Peter Ashford, director at the National Motorists Action Group, said he was “shocked to discover that Gloucester could involve themselves in the issuing of bonuses for parking enforcement performance”. Mr Ashford pointed to a House of Commons transport select committee report last year which argued that “incentive schemes in parking enforcement contracts are utterly misguided”.

Barrie Segal, author of the e-book Barry Segal’s Quick Guide To Fight Your Parking Ticket, added: “This is outrageous – it encourages the contractor to issue tickets and reinforces the motorist’s view that tickets are all about money.”

Nigel Wise, who was involved in the FoI request and who hit the headlines in 2011 for successfully appealing against a fine because Richmond Council’s mobile surveillance unit was not properly licensed, said: “This is totally wrong. There are key performance indicators in that contract which should suffice [for Apcoa].”

The shadow transport minister, Daniel Zeichner, said: “In my book, good parking control should be about encouraging motorists to park responsibly in the first place rather than simply waiting for them to do something wrong and then swooping down on them. We need to know whether this kind of thing is going on elsewhere.”

Apcoa started issuing tickets, dealing with related queries and managing appeals for Gloucestershire in 2013. Last year, The Independent on Sunday revealed that the Traffic Penalty Tribunal had ruled that Apcoa should not have been allowed to handle objections against PCNs and awarded 13 motorists their parking fines and costs.

A spokeswoman for Apcoa said: “As a business, Apcoa is not incentivised in any way to meet quotas for the issuing of penalty charge notices, nor are any of our employees.
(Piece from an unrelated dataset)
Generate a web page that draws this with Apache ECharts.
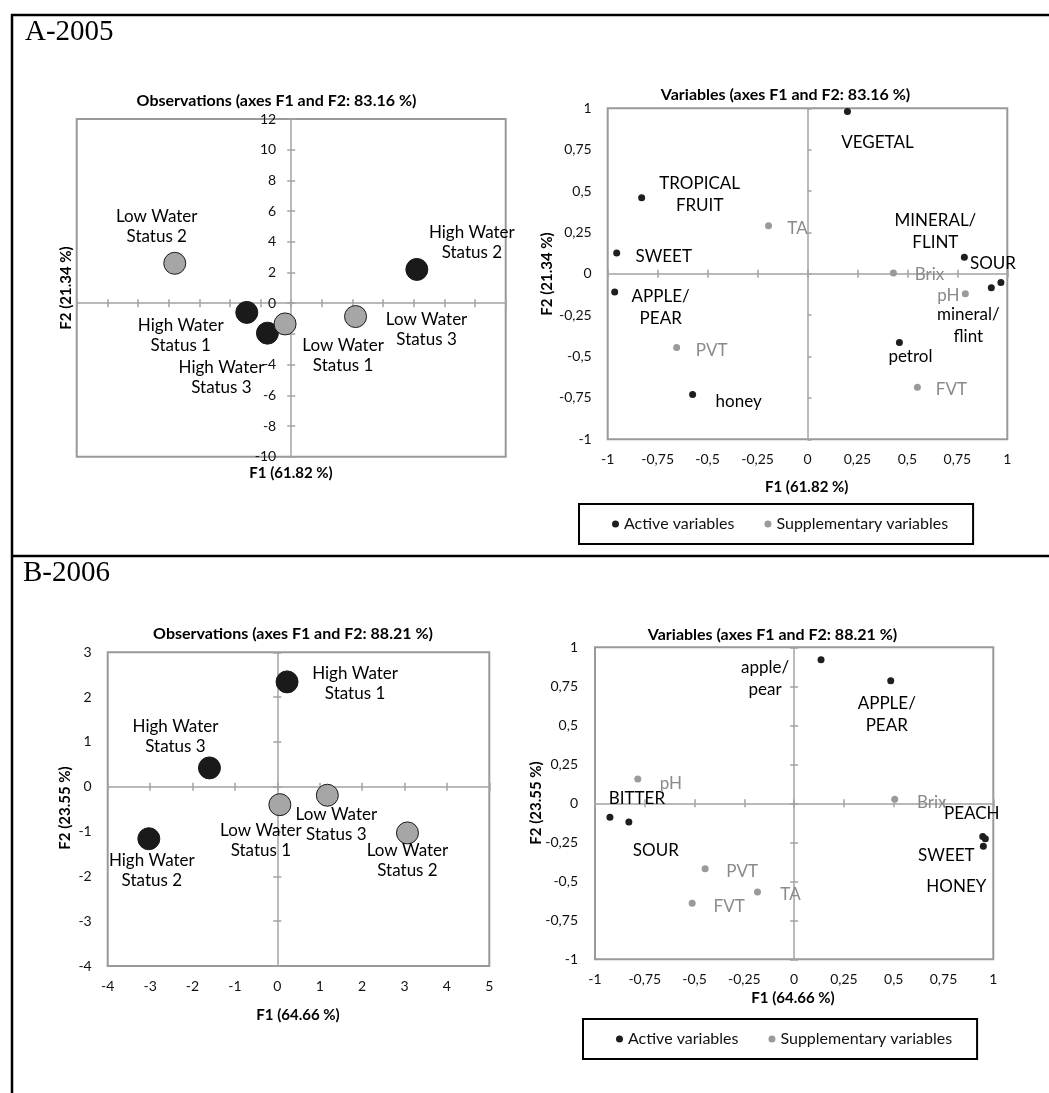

The fee we receive from Gloucestershire County Council is an agreed charge for the national customer service centre to administer the payment of a PCN and it is only when a PCN is fully paid that Apcoa receives any part of this payment.

“It is payable only when a fine is paid by a motorist and is not payable on the issuing of a penalty notice. If a motorist believes they have been unfairly issued a ticket, there is a rigorous processes through which to appeal penalty notices.”
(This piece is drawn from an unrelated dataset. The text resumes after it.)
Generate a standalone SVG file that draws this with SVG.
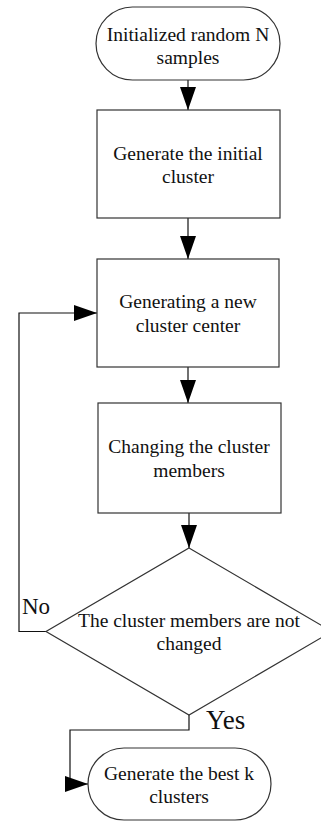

Jim Daniels, the parking manager for Gloucestershire County Council, added: “We do not incentivise Apcoa to issue parking tickets. The £2 payment is an admin fee to cover the cost of administration staff, stationery, postage and banking fees when collecting and processing payments on behalf of the council.

“This is far cheaper than the cost to the council of doing this admin work itself, which is better value for council tax payers and means more money can be spent on providing frontline services for vulnerable people.”

The contract emerges as one infuriated motorist, Barry Beavis, is waiting for a Supreme Court judgment over an £85 fine incurred two years ago. He accepts that he overstayed his allotted two hours of free parking at the Riverside Retail Park in Chelmsford, but argues that the fine was excessive and unfair.

The Court of Appeal has already dismissed his challenge, arguing that the amount was not “extravagant or unconscionable”, prompting Mr Beavis to take the dispute to the highest court in the land.